▶ _Problem to work on_
Copy the data exactly from the line that contains "Output the Python" through the line that contains "elinewidth=1.4, capsize=16.6, capthick=1.4, zorder=1)", keeping both end lines and leaving out everything else.

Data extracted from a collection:
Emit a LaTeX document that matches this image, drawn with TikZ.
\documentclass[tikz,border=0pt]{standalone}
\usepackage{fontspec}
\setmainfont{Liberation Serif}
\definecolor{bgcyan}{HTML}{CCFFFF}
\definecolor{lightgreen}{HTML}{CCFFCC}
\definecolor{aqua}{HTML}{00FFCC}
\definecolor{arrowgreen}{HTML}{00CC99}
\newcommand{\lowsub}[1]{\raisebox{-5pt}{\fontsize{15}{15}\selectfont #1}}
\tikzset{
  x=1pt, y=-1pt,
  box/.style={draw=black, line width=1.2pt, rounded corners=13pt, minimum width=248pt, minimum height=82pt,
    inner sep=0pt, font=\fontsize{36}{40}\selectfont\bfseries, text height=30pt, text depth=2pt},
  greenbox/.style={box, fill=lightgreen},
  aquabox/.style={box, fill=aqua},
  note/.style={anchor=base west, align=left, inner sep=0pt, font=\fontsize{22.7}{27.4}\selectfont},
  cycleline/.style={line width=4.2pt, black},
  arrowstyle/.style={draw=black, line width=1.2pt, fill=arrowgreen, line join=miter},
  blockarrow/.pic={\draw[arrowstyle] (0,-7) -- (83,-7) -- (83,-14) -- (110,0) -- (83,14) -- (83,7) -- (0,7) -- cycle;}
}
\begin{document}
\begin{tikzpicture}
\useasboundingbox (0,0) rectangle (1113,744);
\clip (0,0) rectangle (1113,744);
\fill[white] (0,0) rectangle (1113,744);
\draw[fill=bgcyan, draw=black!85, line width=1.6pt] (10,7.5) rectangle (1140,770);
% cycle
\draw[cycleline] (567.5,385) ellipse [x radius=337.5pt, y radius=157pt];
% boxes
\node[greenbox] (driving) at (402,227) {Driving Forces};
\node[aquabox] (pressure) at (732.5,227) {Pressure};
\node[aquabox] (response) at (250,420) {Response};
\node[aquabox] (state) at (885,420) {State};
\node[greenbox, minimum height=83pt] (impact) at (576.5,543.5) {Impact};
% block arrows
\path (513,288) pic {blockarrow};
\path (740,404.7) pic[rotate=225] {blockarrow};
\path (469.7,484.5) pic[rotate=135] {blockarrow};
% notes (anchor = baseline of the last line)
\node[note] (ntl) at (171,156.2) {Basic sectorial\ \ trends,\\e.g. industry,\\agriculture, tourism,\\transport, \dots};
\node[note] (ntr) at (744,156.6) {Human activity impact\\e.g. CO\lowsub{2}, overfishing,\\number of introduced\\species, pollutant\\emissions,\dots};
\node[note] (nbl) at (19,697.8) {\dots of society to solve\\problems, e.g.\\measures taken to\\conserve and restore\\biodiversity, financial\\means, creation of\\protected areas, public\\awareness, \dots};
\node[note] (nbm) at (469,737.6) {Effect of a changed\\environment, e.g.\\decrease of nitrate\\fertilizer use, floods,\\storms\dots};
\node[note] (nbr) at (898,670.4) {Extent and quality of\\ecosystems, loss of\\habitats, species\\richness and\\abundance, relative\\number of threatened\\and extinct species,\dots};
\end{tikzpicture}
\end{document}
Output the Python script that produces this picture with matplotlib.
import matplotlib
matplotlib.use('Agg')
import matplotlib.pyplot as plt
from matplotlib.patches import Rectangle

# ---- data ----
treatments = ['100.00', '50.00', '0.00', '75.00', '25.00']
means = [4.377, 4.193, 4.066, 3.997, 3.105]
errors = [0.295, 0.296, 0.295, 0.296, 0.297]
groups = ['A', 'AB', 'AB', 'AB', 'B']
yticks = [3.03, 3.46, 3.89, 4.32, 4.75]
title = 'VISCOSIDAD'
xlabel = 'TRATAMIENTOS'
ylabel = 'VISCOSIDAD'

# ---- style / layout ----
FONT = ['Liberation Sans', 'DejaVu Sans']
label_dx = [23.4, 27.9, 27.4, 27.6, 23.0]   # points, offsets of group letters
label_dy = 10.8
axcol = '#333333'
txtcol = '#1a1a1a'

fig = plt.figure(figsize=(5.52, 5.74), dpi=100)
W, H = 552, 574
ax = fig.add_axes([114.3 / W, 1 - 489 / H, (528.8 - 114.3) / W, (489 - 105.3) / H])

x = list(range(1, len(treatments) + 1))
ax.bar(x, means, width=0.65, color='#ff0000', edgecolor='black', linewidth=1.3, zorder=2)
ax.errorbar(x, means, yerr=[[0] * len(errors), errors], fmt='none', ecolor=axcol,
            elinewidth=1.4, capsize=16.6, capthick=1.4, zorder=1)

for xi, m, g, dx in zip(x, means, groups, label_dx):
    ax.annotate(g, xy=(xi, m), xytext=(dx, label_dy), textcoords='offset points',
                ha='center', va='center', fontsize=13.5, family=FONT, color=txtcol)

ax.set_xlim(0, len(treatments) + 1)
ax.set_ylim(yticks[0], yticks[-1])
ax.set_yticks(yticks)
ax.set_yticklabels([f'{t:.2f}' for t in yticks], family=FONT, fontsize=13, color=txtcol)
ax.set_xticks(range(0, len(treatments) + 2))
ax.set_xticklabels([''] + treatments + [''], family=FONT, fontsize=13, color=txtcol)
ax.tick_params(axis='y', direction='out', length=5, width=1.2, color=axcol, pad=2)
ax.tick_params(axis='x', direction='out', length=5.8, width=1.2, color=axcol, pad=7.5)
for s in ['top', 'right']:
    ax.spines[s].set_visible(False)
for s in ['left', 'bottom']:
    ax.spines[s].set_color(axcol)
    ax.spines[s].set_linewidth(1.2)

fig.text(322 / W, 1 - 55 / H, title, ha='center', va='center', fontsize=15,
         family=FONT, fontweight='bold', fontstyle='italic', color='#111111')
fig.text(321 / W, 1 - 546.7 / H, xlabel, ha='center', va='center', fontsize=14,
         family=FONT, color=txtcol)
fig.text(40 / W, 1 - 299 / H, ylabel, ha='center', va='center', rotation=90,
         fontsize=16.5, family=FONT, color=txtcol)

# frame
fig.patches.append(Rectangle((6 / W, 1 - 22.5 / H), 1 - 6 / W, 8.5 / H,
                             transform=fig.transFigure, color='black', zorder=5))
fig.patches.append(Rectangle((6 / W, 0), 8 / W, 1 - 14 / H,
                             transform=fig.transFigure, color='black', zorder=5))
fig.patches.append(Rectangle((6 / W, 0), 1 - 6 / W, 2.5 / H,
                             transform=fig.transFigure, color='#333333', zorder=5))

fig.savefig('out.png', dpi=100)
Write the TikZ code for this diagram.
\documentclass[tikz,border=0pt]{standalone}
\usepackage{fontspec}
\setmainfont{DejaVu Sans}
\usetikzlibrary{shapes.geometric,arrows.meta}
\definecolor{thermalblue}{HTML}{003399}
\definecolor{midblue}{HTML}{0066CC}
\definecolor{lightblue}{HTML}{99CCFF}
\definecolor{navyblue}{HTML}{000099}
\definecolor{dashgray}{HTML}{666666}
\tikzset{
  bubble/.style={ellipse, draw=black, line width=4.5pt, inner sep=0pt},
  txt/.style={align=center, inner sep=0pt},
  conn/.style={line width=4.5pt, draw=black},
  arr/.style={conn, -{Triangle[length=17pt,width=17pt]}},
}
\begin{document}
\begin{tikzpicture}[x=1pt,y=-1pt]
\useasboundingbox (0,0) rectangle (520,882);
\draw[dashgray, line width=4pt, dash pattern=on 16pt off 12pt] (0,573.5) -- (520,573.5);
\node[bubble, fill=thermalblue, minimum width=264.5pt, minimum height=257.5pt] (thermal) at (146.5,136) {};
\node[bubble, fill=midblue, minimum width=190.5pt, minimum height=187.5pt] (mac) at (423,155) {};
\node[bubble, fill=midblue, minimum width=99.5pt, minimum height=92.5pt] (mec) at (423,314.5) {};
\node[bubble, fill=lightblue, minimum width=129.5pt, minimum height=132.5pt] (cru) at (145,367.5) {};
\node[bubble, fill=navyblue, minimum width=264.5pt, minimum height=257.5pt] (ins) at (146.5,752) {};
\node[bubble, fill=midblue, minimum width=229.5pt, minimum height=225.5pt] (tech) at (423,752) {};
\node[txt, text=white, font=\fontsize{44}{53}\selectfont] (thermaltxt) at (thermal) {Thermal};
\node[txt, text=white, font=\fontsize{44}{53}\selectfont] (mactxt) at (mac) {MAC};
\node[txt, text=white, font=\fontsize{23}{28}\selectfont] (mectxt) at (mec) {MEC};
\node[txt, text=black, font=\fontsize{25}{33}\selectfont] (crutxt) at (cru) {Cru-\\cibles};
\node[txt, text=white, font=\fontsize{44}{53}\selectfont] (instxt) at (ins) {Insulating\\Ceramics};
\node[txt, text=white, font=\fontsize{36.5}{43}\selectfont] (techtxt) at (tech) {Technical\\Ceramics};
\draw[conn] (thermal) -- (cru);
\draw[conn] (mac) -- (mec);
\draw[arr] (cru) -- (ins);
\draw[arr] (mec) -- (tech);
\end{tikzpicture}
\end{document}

▶ _Result of this exercise_
Output the Python script that produces this picture with matplotlib.
import matplotlib
matplotlib.use('Agg')
import matplotlib.pyplot as plt
from matplotlib.patches import Rectangle

# ---- data ----
treatments = ['100.00', '50.00', '0.00', '75.00', '25.00']
means = [4.377, 4.193, 4.066, 3.997, 3.105]
errors = [0.295, 0.296, 0.295, 0.296, 0.297]
groups = ['A', 'AB', 'AB', 'AB', 'B']
yticks = [3.03, 3.46, 3.89, 4.32, 4.75]
title = 'VISCOSIDAD'
xlabel = 'TRATAMIENTOS'
ylabel = 'VISCOSIDAD'

# ---- style / layout ----
FONT = ['Liberation Sans', 'DejaVu Sans']
label_dx = [23.4, 27.9, 27.4, 27.6, 23.0]   # points, offsets of group letters
label_dy = 10.8
axcol = '#333333'
txtcol = '#1a1a1a'

fig = plt.figure(figsize=(5.52, 5.74), dpi=100)
W, H = 552, 574
ax = fig.add_axes([114.3 / W, 1 - 489 / H, (528.8 - 114.3) / W, (489 - 105.3) / H])

x = list(range(1, len(treatments) + 1))
ax.bar(x, means, width=0.65, color='#ff0000', edgecolor='black', linewidth=1.3, zorder=2)
ax.errorbar(x, means, yerr=[[0] * len(errors), errors], fmt='none', ecolor=axcol,
            elinewidth=1.4, capsize=16.6, capthick=1.4, zorder=1)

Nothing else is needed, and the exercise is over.